Summary: God allows us to suffer trials so that we are forced to trust in Him and so that we can console others.
There was a certain time in my life not long ago which, to me, was a terrible trial. There were more days of sorrow than joy; there was constant oppression. It was more than just bad circumstances; it was the most real spiritual warfare I’d ever known. The weight that smothered me and the cloud that surrounded me made it almost impossible to even function. But it was at this time that God began to show me the real meaning of “daily bread.” It was through this season that I understood with firsthand knowledge what it means to lie awake upon my bed meditating on His precepts. It was during this time that “be still and know” was not some goal to be achieved but it was the only possible source of comfort and the only thing that could be done.

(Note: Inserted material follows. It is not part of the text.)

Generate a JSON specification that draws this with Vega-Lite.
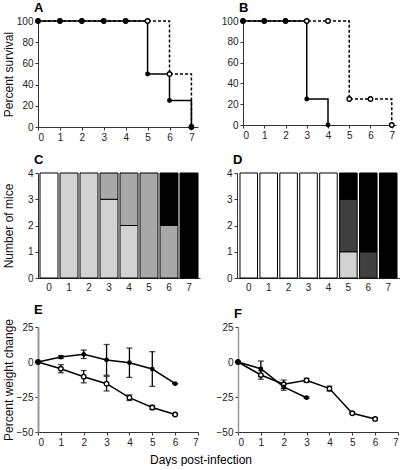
{
  "$schema": "https://vega.github.io/schema/vega-lite/v6.json",
  "padding": {"left": 1, "top": 2, "right": 2, "bottom": 0},
  "config": {
    "font": "Liberation Sans",
    "view": {"stroke": null},
    "axis": {"labelFontSize": 10, "labelColor": "#222", "domainColor": "#333", "tickColor": "#333", "grid": false, "titleFontSize": 12, "titleFontWeight": "normal", "titleColor": "#111", "tickSize": 3, "labelPadding": 2},
    "title": {"fontSize": 13, "fontWeight": "bold", "anchor": "start", "frame": "group", "offset": 1, "dx": -4, "color": "#000"}
  },
  "datasets": {
    "survA": [
      {"day": 0, "pct": 100, "group": "solid"}, {"day": 1, "pct": 100, "group": "solid"}, {"day": 2, "pct": 100, "group": "solid"}, {"day": 3, "pct": 100, "group": "solid"}, {"day": 4, "pct": 100, "group": "solid"}, {"day": 5, "pct": 50, "group": "solid"}, {"day": 6, "pct": 25, "group": "solid"}, {"day": 7, "pct": 0, "group": "solid"},
      {"day": 0, "pct": 100, "group": "open"}, {"day": 1, "pct": 100, "group": "open"}, {"day": 2, "pct": 100, "group": "open"}, {"day": 3, "pct": 100, "group": "open"}, {"day": 4, "pct": 100, "group": "open"}, {"day": 5, "pct": 100, "group": "open"}, {"day": 6, "pct": 50, "group": "open"}, {"day": 7, "pct": 0, "group": "open"}
    ],
    "survB": [
      {"day": 0, "pct": 100, "group": "solid"}, {"day": 1, "pct": 100, "group": "solid"}, {"day": 2, "pct": 100, "group": "solid"}, {"day": 3, "pct": 25, "group": "solid"}, {"day": 4, "pct": 0, "group": "solid"},
      {"day": 0, "pct": 100, "group": "open"}, {"day": 1, "pct": 100, "group": "open"}, {"day": 2, "pct": 100, "group": "open"}, {"day": 3, "pct": 100, "group": "open"}, {"day": 4, "pct": 100, "group": "open"}, {"day": 5, "pct": 25, "group": "open"}, {"day": 6, "pct": 25, "group": "open"}, {"day": 7, "pct": 0, "group": "open"}
    ],
    "miceC": [
      {"day": "0", "cat": "score0", "n": 4},
      {"day": "1", "cat": "score1", "n": 4},
      {"day": "2", "cat": "score1", "n": 4},
      {"day": "3", "cat": "score1", "n": 3}, {"day": "3", "cat": "score2", "n": 1},
      {"day": "4", "cat": "score1", "n": 2}, {"day": "4", "cat": "score2", "n": 2},
      {"day": "5", "cat": "score2", "n": 4},
      {"day": "6", "cat": "score2", "n": 2}, {"day": "6", "cat": "score4", "n": 2},
      {"day": "7", "cat": "score4", "n": 4}
    ],
    "miceD": [
      {"day": "0", "cat": "score0", "n": 4},
      {"day": "1", "cat": "score0", "n": 4},
      {"day": "2", "cat": "score0", "n": 4},
      {"day": "3", "cat": "score0", "n": 4},
      {"day": "4", "cat": "score0", "n": 4},
      {"day": "5", "cat": "score1", "n": 1}, {"day": "5", "cat": "score3", "n": 2}, {"day": "5", "cat": "score4", "n": 1},
      {"day": "6", "cat": "score3", "n": 1}, {"day": "6", "cat": "score4", "n": 3},
      {"day": "7", "cat": "score4", "n": 4}
    ],
    "weightE": [
      {"day": 0, "mean": 0, "sd": 0, "group": "solid"}, {"day": 1, "mean": 3.5, "sd": 1, "group": "solid"}, {"day": 2, "mean": 5.5, "sd": 3, "group": "solid"}, {"day": 3, "mean": 1.5, "sd": 11, "group": "solid"}, {"day": 4, "mean": -0.5, "sd": 10.5, "group": "solid"}, {"day": 5, "mean": -5, "sd": 12.4, "group": "solid"}, {"day": 6, "mean": -15.5, "sd": 0, "group": "solid"},
      {"day": 0, "mean": 0, "sd": 0, "group": "open"}, {"day": 1, "mean": -4.8, "sd": 2.9, "group": "open"}, {"day": 2, "mean": -10.5, "sd": 4.4, "group": "open"}, {"day": 3, "mean": -15.5, "sd": 5.2, "group": "open"}, {"day": 4, "mean": -25.5, "sd": 2, "group": "open"}, {"day": 5, "mean": -32.5, "sd": 1.5, "group": "open"}, {"day": 6, "mean": -37.5, "sd": 0.5, "group": "open"}
    ],
    "weightF": [
      {"day": 0, "mean": 0, "sd": 0, "group": "solid"}, {"day": 1, "mean": -4.8, "sd": 5.5, "group": "solid"}, {"day": 2, "mean": -17.8, "sd": 2.4, "group": "solid"}, {"day": 3, "mean": -25.5, "sd": 0.5, "group": "solid"},
      {"day": 0, "mean": 0, "sd": 0, "group": "open"}, {"day": 1, "mean": -9.3, "sd": 3, "group": "open"}, {"day": 2, "mean": -15.9, "sd": 3, "group": "open"}, {"day": 3, "mean": -13.1, "sd": 1.5, "group": "open"}, {"day": 4, "mean": -19, "sd": 1.8, "group": "open"}, {"day": 5, "mean": -36.6, "sd": 0.5, "group": "open"}, {"day": 6, "mean": -40.7, "sd": 0.5, "group": "open"}
    ]
  },
  "title": {"text": "Days post-infection", "orient": "bottom", "anchor": "middle", "frame": "bounds", "fontSize": 12, "fontWeight": "normal", "dx": 0, "offset": 8},
  "vconcat": [
    {
      "hconcat": [
        {
          "width": 160, "height": 106,
          "title": {"text": "A"},
          "data": {"name": "survA"},
          "encoding": {
            "x": {"field": "day", "type": "quantitative", "scale": {"domain": [0, 7.3], "nice": false}, "axis": {"values": [0, 1, 2, 3, 4, 5, 6, 7], "title": null}},
            "y": {"field": "pct", "type": "quantitative", "scale": {"domain": [0, 100], "nice": false}, "axis": {"values": [0, 20, 40, 60, 80, 100], "title": "Percent survival", "minExtent": 22, "maxExtent": 22, "titlePadding": 1}}
          },
          "layer": [
            {"transform": [{"filter": "datum.group == 'open'"}], "mark": {"type": "line", "interpolate": "step-after", "strokeDash": [3, 2], "strokeWidth": 1.5, "color": "#000"}},
            {"transform": [{"filter": "datum.group == 'solid'"}], "mark": {"type": "line", "interpolate": "step-after", "strokeWidth": 1.5, "color": "#000"}},
            {"transform": [{"filter": "datum.group == 'open'"}], "mark": {"type": "point", "shape": "circle", "filled": true, "fill": "#fff", "stroke": "#000", "strokeWidth": 1.3, "size": 20, "opacity": 1}},
            {"transform": [{"filter": "datum.group == 'solid'"}], "mark": {"type": "circle", "color": "#000", "size": 24, "opacity": 1}}
          ]
        },
        {
          "width": 153, "height": 104,
          "title": {"text": "B"},
          "data": {"name": "survB"},
          "encoding": {
            "x": {"field": "day", "type": "quantitative", "scale": {"domain": [0, 7.2], "nice": false}, "axis": {"values": [0, 1, 2, 3, 4, 5, 6, 7], "title": null}},
            "y": {"field": "pct", "type": "quantitative", "scale": {"domain": [0, 100], "nice": false}, "axis": {"values": [0, 20, 40, 60, 80, 100], "title": null}}
          },
          "layer": [
            {"transform": [{"filter": "datum.group == 'open'"}], "mark": {"type": "line", "interpolate": "step-after", "strokeDash": [3, 2], "strokeWidth": 1.5, "color": "#000"}},
            {"transform": [{"filter": "datum.group == 'solid'"}], "mark": {"type": "line", "interpolate": "step-after", "strokeWidth": 1.5, "color": "#000"}},
            {"transform": [{"filter": "datum.group == 'open'"}], "mark": {"type": "point", "shape": "circle", "filled": true, "fill": "#fff", "stroke": "#000", "strokeWidth": 1.3, "size": 20, "opacity": 1}},
            {"transform": [{"filter": "datum.group == 'solid'"}], "mark": {"type": "circle", "color": "#000", "size": 24, "opacity": 1}}
          ]
        }
      ],
      "bounds": "flush",
      "spacing": 45
    },
    {
      "hconcat": [
        {
          "width": 162, "height": 105,
          "title": {"text": "C"},
          "data": {"name": "miceC"},
          "mark": {"type": "bar", "stroke": "#000", "strokeWidth": 1},
          "encoding": {
            "x": {"field": "day", "type": "ordinal", "scale": {"paddingInner": 0.1, "paddingOuter": 0.1}, "axis": {"labelAngle": 0, "ticks": false, "title": null, "labelPadding": 4}},
            "y": {"field": "n", "type": "quantitative", "aggregate": "sum", "scale": {"domain": [0, 4], "nice": false}, "axis": {"values": [0, 1, 2, 3, 4], "title": "Number of mice", "minExtent": 22, "maxExtent": 22, "titlePadding": 1}},
            "color": {"field": "cat", "type": "nominal", "scale": {"domain": ["score0", "score1", "score2", "score3", "score4"], "range": ["#ffffff", "#d2d2d2", "#a8a8a8", "#404040", "#000000"]}, "legend": null},
            "order": {"field": "cat", "sort": "ascending"}
          }
        },
        {
          "width": 163, "height": 105,
          "title": {"text": "D"},
          "data": {"name": "miceD"},
          "mark": {"type": "bar", "stroke": "#000", "strokeWidth": 1},
          "encoding": {
            "x": {"field": "day", "type": "ordinal", "scale": {"paddingInner": 0.12, "paddingOuter": 0.15}, "axis": {"labelAngle": 0, "ticks": false, "title": null, "labelPadding": 4}},
            "y": {"field": "n", "type": "quantitative", "aggregate": "sum", "scale": {"domain": [0, 4], "nice": false}, "axis": {"values": [0, 1, 2, 3, 4], "title": null}},
            "color": {"field": "cat", "type": "nominal", "scale": {"domain": ["score0", "score1", "score2", "score3", "score4"], "range": ["#ffffff", "#d2d2d2", "#a8a8a8", "#404040", "#000000"]}, "legend": null},
            "order": {"field": "cat", "sort": "ascending"}
          }
        }
      ],
      "bounds": "flush",
      "spacing": 37
    },
    {
      "hconcat": [
        {
          "width": 160, "height": 105,
          "title": {"text": "E"},
          "data": {"name": "weightE"},
          "encoding": {
            "x": {"field": "day", "type": "quantitative", "scale": {"domain": [0, 7], "nice": false}, "axis": {"values": [0, 1, 2, 3, 4, 5, 6, 7], "title": null}},
            "y": {"field": "mean", "type": "quantitative", "scale": {"domain": [-50, 25], "nice": false}, "axis": {"values": [-50, -25, 0, 25], "title": "Percent weight change", "minExtent": 22, "maxExtent": 22, "titlePadding": 1, "domainColor": "#999", "domainWidth": 2}}
          },
          "layer": [
            {"mark": {"type": "errorbar", "ticks": {"size": 6, "color": "#000"}, "color": "#000", "thickness": 1.3}, "encoding": {"yError": {"field": "sd"}, "detail": {"field": "group"}}},
            {"mark": {"type": "line", "strokeWidth": 1.5, "color": "#000"}, "encoding": {"detail": {"field": "group"}}},
            {"transform": [{"filter": "datum.group == 'open'"}], "mark": {"type": "point", "shape": "circle", "filled": true, "fill": "#fff", "stroke": "#000", "strokeWidth": 1.3, "size": 20, "opacity": 1}},
            {"transform": [{"filter": "datum.group == 'solid'"}], "mark": {"type": "circle", "color": "#000", "size": 22, "opacity": 1}}
          ]
        },
        {
          "width": 160, "height": 105,
          "title": {"text": "F"},
          "data": {"name": "weightF"},
          "encoding": {
            "x": {"field": "day", "type": "quantitative", "scale": {"domain": [0, 7], "nice": false}, "axis": {"values": [0, 1, 2, 3, 4, 5, 6, 7], "title": null}},
            "y": {"field": "mean", "type": "quantitative", "scale": {"domain": [-50, 25], "nice": false}, "axis": {"values": [-50, -25, 0, 25], "title": null, "domainColor": "#999", "domainWidth": 1.5}}
          },
          "layer": [
            {"mark": {"type": "errorbar", "ticks": {"size": 6, "color": "#000"}, "color": "#000", "thickness": 1.3}, "encoding": {"yError": {"field": "sd"}, "detail": {"field": "group"}}},
            {"mark": {"type": "line", "strokeWidth": 1.5, "color": "#000"}, "encoding": {"detail": {"field": "group"}}},
            {"transform": [{"filter": "datum.group == 'open'"}], "mark": {"type": "point", "shape": "circle", "filled": true, "fill": "#fff", "stroke": "#000", "strokeWidth": 1.3, "size": 20, "opacity": 1}},
            {"transform": [{"filter": "datum.group == 'solid'"}], "mark": {"type": "circle", "color": "#000", "size": 22, "opacity": 1}}
          ]
        }
      ],
      "bounds": "flush",
      "spacing": 40
    }
  ],
  "spacing": 12
}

Today I want to talk to you about this comfort. I want to talk to you about trials and pain and suffering and I hope that by the time we’re finished that you’ll be content with me to say, “Blessed be the name of the Lord.” To begin let’s turn to First Corinthians 1:3-10.
Blessed be God, even the Father of our Lord Jesus Christ, the Father of mercies, and the God of all comfort;
The part of this verse which is most commonly known is “the God of all comfort.” And it’s well known for a good reason. The word for comfort means to call someone for help. It’s not just that God pats us on the back and tells us everything will be ok:
I will lift up mine eyes unto the hills, from whence cometh my help. 2My help cometh from the LORD, which made heaven and earth. 3He will not suffer thy foot to be moved: he that keepeth thee will not slumber. 4Behold, he that keepeth Israel shall neither slumber nor sleep. 5The LORD is thy keeper: the LORD is thy shade upon thy right hand. 6The sun shall not smite thee by day, nor the moon by night. 7The LORD shall preserve thee from all evil: he shall preserve thy soul. 8The LORD shall preserve thy going out and thy coming in from this time forth, and even for evermore (Ps. 121:1-8).
But don’t miss the words right before it: “the Father of mercies.” I believe Paul puts mercy and comfort in the same sentence because often mercy is the comfort. We all hope for comfort in outside trials, but what about when we deserve our trials? What about when all the things that happen to us should be happening because we’re so selfish or arrogant or rebellious? What did David learn?
The earth, O LORD, is full of thy mercy: teach me thy statutes. 65Thou hast dealt well with thy servant, O LORD, according unto thy word. 66Teach me good judgment and knowledge: for I have believed thy commandments. 67Before I was afflicted I went astray: but now have I kept thy word. 68Thou art good, and doest good; teach me thy statutes (Ps. 119:64-68).
But why does God allow us to suffer trials at all? There are two reasons. The first is so we can comfort others:
4Who comforteth us in all our tribulation, that we may be able to comfort them which are in any trouble, by the comfort wherewith we ourselves are comforted of God. 5For as the sufferings of Christ abound in us, so our consolation also aboundeth by Christ. 6And whether we be afflicted, it is for your consolation and salvation, which is effectual in the enduring of the same sufferings which we also suffer: or whether we be comforted, it is for your consolation and salvation. 7And our hope of you is stedfast, knowing, that as ye are partakers of the sufferings, so shall ye be also of the consolation.